Ginji e Ranmaru são personagens que compartilham a mesma história marcante e completamente intrínseca à dos dois hoteis de youkais, o Tenjin-ya e o Orio-ya. Eles foram criados como irmãos pela Princesa Iso, um dos mais enigmáticos e ternos personagens, também com um dos plots mais doces.
Os personagens secundários que a animação vai introduzindo a cada episódio também são tocantes e sempre deixam uma marca importante na protagonista – cada um deles contribui positivamente para o desenvolvimento de Aoi como ser humano que, até então, vivia solitária em sua própria dimensão.
As relações de Aoi com os outros dois personagens principais são importantes e podem nos confundir, tendo como exemplo o relacionamento da protagonista com Ginji, a raposa de sete caudas. Ginji acaba sendo responsável por Aoi durante grande parte do tempo, sugerindo que Aoi possa, lentamente, estar desenvolvendo sentimentos pelo amigo. Por outro lado, as cenas com Odanna são cheias de ternura, muito marcadas pelo brilho e pela intimidade dos momentos que estamos acostumados a ver em cenas românticas. Nada disso parece sem propósito, já que como todo bom shoujo, Kakuriyo no Yadomeshi tem um triângulo amoroso, apesar de bem discreto.
Os cenários não são deixados para trás: a dimensão dos youkais conta com a aparência do Japão tradicional e os elementos nos dão a sensação de estarmos dentro das pequenas feiras, com direito a lanternas de papel, barracas de comida, youkais vestindo yukatas e fogos de artifício durante comemorações especiais. Os habitantes dessa dimensão vivem de forma simples, comercializando seus produtos em feiras e formando famílias.
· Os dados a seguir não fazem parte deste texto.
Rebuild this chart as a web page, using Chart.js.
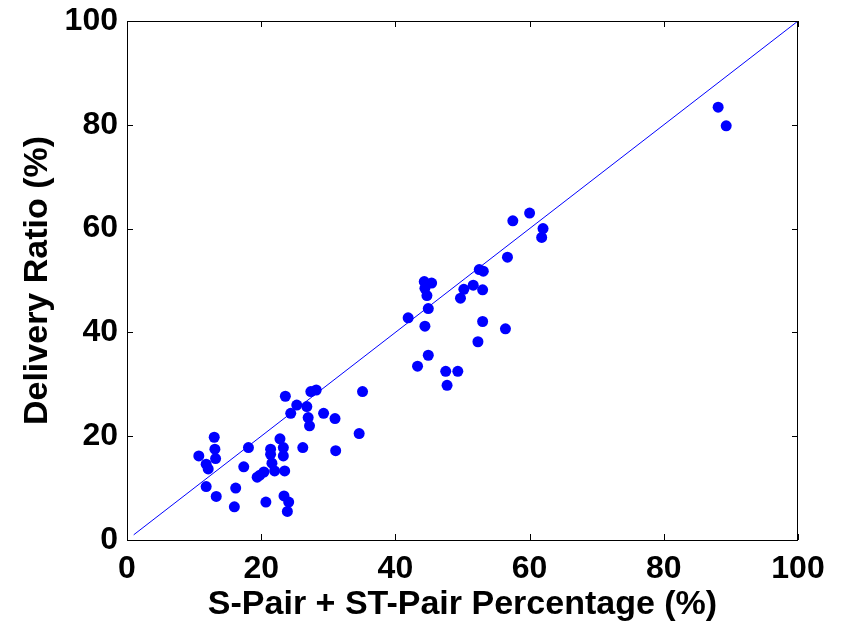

Ademais, estamos diante do maior mistério da série: a infância de Aoi e quem seria o seu salvador, o “bom ayakashi”. Os flasbacks mostram o quanto a infância dela foi díficil, com o abandono da mãe, a fome e a solidão. Nesse cenário, o “bom ayakashi” surge como uma aparição reluzente, trazendo consigo um onigiri e oferecendo à protagonista. A partir daí, ela o reconhece como seu salvador, pois, sem ele, provavelmente teria morrido. O onigiri representou não só a sobrevivência física, mas também a sobrevivência psicoemocional de Aoi, que se torna grata ao youkai e busca descobrir sua verdadeira identidade.
Ougon-douji, uma pequena yokai que aparece muito despreocupadamente nos episódios do anime, parece ser uma peça importante no quebra-cabeça desse anime. Logo descobrimos que, apesar de manter uma aparência ingênua de criança, se trata de nada menos que o mais poderoso youkai, capaz de controlar mentes e causar paralisia Além disso,é a fundadora dos dois hotéis, Orio-ya e Teijin-ya.
O anime não se apressa em revelar seus grandes segredos, nos dando um desejo de segunda temporada, pois alguns personagens mostraram apenas um pouco de seu verdadeiro potencial.
Por fim, Kakuriyo no Yadomeshi é um mangá e anime shoujo que acompanha Aoi em uma aventura de fantasia, de romance e de mistério, ganha espaço no coração dos fãs por ter cenários belos e personagens extremamente cativantes (até os mais odiosos têm seu charme). Sua abordagem é agradável, a animação é boa e os clichês não atrapalham a experiência. É, de fato, uma história que merece atenção e reconhecimento dos fãs de shoujo e animes de fantasia.